I feel like crim is still strong. Shaper got the best turn on rotation, and anarch got the worst, but I feel like Criminal is still pretty reasonable with a number of viable decks.

That said, I’m not convinced that corps are going to do a lot more scoring behind ICE than they were before. 3/4 corps have in-faction FA (sorry NBN), and defensive upgrades are still pretty weak post-Caprice. Both Clot and Film Critic will be very relevant in the next meta, which isn’t great for criminal.

I think without Account Siphon in the world, Crisium becomes at least a little less attractive.

As for me, I’ve been playing some with a deck based off of one of @Benjen’s Los decks.
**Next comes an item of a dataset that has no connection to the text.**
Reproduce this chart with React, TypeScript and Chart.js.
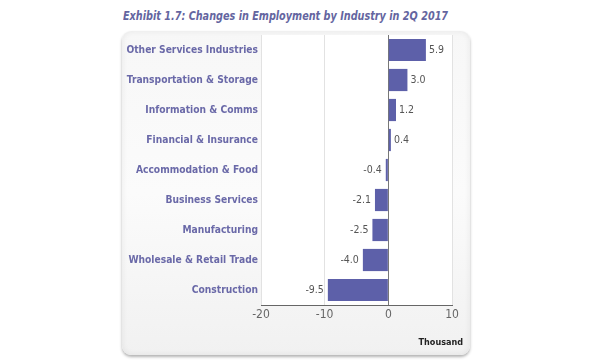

Sadly, Compromised Employee went away, so the ICE rez payoff is less, but it’s still a pretty good deck.

Shut It Down, Turn It Up

Los: Data Hijacker (Station One)

Event (18)

Hardware (3)

Resource (18)

Icebreaker (5)

Program (1)

15 influence spent (max 15, available 0)
45 cards (min 45)
Cards up to Revised Core Set

En Passant is a pretty hilarious punishment once they decide that an ICE isn’t worth rezzing any more. It’s also perfectly fine to run, break an ICE, shut it down with Rubicon, then En Passant it away forever, working kind of like an all-purpose cutlery. Id’ like it to maybe have a little more R&D pressure, because sometimes Equivocation is on the bottom, but other than that it plays pretty well.

4 Likes

I like the En Passant here, that’s a neat little synergy I hadn’t considered before.

Seems like the deck folds pretty hard to Scarcity of Resources though. Has this been an issue for you?